Antibiotics are now commonly found in many consumer cleansing products, including hand soap, body wash and dishwashing soap. In the United States in 2000, a survey showed that 45% of all consumer soaps, and more than 75% of liquid soaps, contained an antibiotic (Am. J. Infect. Control 30, 257–258, 2001). Antibiotic-containing products that are used in or on humans or animals are considered drugs and are regulated by the US Food and Drug Administration (FDA). On October 20–21, the Nonprescription Drugs Advisory Committee of the FDA met to discuss the benefits and risks of consumer antiseptic products.

According to the FDA's proposed guidelines, antiseptic soap effectiveness is measured by a specified level of reduction in bacteria after hand-washing with the cleanser compared with no hand washing. However, until final requirements are established by the FDA, manufacturers are not required to comply with these guidelines, and the majority of antibiotic-containing soaps targeted to consumers have not been shown to meet these standards. In judging the efficacy of antibiotics in soaps, the most important comparison is between the reduced bacterial levels caused by washing with antibacterial soap and those resulting from normal soap. Most studies have not directly addressed this question. However, in the few studies that have, there is no evidence that the addition of antibiotics provided additional bacterial reduction over hand-washing alone.
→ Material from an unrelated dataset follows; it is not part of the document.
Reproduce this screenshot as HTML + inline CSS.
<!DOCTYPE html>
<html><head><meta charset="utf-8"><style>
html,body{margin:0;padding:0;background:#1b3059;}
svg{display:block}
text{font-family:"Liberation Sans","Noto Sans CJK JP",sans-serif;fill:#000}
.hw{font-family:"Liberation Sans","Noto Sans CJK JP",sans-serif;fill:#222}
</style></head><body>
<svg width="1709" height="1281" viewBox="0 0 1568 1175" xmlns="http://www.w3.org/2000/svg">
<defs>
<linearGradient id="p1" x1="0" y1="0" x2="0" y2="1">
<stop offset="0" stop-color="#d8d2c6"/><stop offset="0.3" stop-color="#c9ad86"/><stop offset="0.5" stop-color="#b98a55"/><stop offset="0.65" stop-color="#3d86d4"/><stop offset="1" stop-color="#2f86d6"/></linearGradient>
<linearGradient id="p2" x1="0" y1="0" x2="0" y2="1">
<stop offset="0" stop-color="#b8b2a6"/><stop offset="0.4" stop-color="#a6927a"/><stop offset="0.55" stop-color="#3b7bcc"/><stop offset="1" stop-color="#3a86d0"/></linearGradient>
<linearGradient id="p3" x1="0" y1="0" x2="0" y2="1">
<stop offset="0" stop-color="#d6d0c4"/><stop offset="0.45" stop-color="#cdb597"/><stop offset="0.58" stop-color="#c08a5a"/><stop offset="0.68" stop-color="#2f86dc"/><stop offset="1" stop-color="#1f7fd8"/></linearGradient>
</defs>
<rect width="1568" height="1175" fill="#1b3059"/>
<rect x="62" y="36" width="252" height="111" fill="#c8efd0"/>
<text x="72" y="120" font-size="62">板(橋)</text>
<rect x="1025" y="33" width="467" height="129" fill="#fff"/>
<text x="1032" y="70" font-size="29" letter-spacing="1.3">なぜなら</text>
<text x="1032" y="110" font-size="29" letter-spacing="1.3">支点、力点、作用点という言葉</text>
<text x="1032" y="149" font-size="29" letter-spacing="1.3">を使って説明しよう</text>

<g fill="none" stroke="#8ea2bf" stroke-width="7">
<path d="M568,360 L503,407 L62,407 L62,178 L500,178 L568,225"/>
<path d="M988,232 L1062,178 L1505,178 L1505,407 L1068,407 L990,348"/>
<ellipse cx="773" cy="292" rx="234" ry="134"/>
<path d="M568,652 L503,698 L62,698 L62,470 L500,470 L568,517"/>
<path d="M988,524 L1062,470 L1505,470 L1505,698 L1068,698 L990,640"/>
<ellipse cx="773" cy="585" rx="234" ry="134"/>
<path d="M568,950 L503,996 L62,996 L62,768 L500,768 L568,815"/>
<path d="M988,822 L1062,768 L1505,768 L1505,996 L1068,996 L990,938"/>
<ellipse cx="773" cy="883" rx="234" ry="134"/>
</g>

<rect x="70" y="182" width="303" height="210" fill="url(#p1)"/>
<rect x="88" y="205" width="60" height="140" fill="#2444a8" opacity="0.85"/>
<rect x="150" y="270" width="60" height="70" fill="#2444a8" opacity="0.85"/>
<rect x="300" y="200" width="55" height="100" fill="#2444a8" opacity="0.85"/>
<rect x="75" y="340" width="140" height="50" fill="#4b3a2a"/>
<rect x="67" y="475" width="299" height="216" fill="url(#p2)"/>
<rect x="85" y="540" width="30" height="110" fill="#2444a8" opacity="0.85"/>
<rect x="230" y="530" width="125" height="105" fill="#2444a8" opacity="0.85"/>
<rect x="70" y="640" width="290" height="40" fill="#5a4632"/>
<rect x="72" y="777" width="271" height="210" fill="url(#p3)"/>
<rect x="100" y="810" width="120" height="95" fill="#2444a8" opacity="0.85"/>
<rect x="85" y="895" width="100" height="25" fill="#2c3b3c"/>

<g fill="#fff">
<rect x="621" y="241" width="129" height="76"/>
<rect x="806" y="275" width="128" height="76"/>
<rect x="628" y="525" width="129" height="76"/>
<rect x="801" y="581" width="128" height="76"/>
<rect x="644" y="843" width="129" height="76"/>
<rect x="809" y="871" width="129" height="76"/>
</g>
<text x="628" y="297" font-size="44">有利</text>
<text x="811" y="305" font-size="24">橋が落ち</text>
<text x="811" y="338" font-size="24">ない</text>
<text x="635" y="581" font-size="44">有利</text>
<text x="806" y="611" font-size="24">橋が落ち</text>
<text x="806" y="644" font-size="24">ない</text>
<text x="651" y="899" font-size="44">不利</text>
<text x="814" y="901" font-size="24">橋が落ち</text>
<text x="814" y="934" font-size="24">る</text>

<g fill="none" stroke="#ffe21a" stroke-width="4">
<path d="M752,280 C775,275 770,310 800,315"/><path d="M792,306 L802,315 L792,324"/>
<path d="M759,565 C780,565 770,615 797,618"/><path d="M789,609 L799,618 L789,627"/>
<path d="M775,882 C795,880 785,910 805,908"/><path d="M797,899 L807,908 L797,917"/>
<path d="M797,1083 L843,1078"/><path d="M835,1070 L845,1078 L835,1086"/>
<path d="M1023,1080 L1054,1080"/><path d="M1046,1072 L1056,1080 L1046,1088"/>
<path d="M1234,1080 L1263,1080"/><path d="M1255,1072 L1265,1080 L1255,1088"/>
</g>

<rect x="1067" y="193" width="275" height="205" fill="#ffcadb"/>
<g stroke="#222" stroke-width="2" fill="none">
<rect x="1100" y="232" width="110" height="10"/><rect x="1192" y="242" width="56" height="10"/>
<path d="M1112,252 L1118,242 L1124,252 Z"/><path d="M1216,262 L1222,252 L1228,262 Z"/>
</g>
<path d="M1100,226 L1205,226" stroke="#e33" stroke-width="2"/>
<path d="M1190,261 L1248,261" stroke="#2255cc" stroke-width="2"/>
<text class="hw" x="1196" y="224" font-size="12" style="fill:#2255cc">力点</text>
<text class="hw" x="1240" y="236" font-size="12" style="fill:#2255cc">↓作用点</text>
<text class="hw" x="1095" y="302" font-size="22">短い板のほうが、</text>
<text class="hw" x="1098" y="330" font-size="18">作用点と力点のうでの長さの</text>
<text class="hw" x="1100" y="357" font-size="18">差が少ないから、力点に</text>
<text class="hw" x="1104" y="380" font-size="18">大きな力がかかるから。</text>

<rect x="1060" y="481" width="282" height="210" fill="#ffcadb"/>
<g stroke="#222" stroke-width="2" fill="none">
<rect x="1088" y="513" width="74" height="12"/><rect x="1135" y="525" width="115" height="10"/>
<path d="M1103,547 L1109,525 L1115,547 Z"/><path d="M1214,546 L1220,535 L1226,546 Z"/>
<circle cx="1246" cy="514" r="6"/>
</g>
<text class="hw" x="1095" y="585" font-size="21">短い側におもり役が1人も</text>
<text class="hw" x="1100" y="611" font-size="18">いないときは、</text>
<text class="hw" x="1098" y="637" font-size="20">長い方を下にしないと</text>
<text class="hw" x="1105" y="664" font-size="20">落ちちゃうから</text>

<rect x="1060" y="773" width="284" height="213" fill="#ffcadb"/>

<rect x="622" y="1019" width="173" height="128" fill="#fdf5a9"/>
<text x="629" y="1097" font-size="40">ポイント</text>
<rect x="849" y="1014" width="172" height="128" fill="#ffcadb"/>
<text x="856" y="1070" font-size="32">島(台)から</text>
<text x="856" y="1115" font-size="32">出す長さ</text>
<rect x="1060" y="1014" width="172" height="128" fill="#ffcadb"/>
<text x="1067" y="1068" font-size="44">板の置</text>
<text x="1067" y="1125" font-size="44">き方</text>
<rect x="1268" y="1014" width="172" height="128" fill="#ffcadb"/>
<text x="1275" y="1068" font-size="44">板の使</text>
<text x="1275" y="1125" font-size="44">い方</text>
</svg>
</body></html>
Ultimately, people use antiseptic products at home with the idea that cleaning with these products will reduce illness and infection. Although there is clear evidence that hand-washing reduces the incidence of infection, the few well-designed studies addressing the question have not found a significant difference in infection rates between individuals who wash their hands with plain soap and those who wash with antibiotic-containing soap (Ann. Intern. Med. 140, 321–329, 2004). Thus, despite their widespread use, there is no evidence so far of a benefit from soaps that contain antibiotics.

If antibiotic-containing soaps have not been shown to be effective over hand-washing alone, are there risks associated with their use? Probably the most significant potential risk is the development of resistance to the antibiotics used in these products, which could undermine the usefulness of these soaps in hospital and other health-care settings where the risks and impact of infection is clearly great. Cross-resistance with therapeutic antibiotics could pose an even greater societal problem. Unlike hand-washing, which simply washes off bacteria, antibacterials work by killing bacteria or halting their growth and, as a result, exert selective pressures based on the antibacterial's mechanism of action.

The major antibiotic used in consumer soaps is triclosan, which functions primarily against gram-positive bacteria. Triclosan works by inhibiting the enoyl-acyl carrier protein reductase step in bacterial fatty acid synthesis. There is substantial laboratory evidence that bacteria can evolve resistance to this antibiotic. Two different mechanisms of triclosan resistance have been observed. One involves the increased expression of a multidrug efflux pump, and the second involves missense mutations in the enoyl-acyl reductase protein targeted by the antibiotic. The significance of these laboratory observations is supported by an observed increase in the triclosan minimal inhibitory concentration (MIC) for environmentally isolated bacteria (Antimicrob. Agents Chemother. 48, 2973–2979, 2004). This increased resistance could pose a significant problem for the effectiveness of these soaps in health-care settings.

Even more troubling is the possibility that resistance to antibiotics used in soaps and other household products would result in resistance to clinically used antibiotics. In laboratory experiments, both mechanisms of triclosan resistance have been linked to cross-resistance to therapeutically important antibiotics (Arch. Dermatol. 138, 1082–1086, 2002). It is important to note, though, that although this cross-resistance has been observed in laboratory settings, there has as yet been no evidence of it occurring in the community.

It is clear from the information presented at the FDA's October meeting (http://www.fda.gov/ohrms/dockets/ac/cder05.html#NonprescriptionDrugs) that additional research is needed into both the effectiveness and the safety of consumer antibacterial products. The efficacy of antibiotics in soaps for both bacterial reduction and preventing illness has been addressed in only a few studies. This has not provided enough information to make conclusions about a number of important questions, including the benefits of antibiotic-containing soap in different settings (for instance, day care facilities and schools) and for different types of infections. In addition, given the rise in antibiotic resistance, it is also critically important to gain scientific insight into the potential development of cross-resistance between the antibiotics in consumer products and therapeutic antibiotics.

In light of the rigorous standards for FDA drug approval, it is surprising that antibacterial consumer products are not currently required to meet an FDA standard prior to product release. Hopefully, the information presented at this meeting will spur the FDA to adopt final guidelines for these products and then to enforce them. However, until antibiotic-containing soaps are shown to prevent illness and not promote resistance, the sensible course of action may be to stick with old-fashioned soap.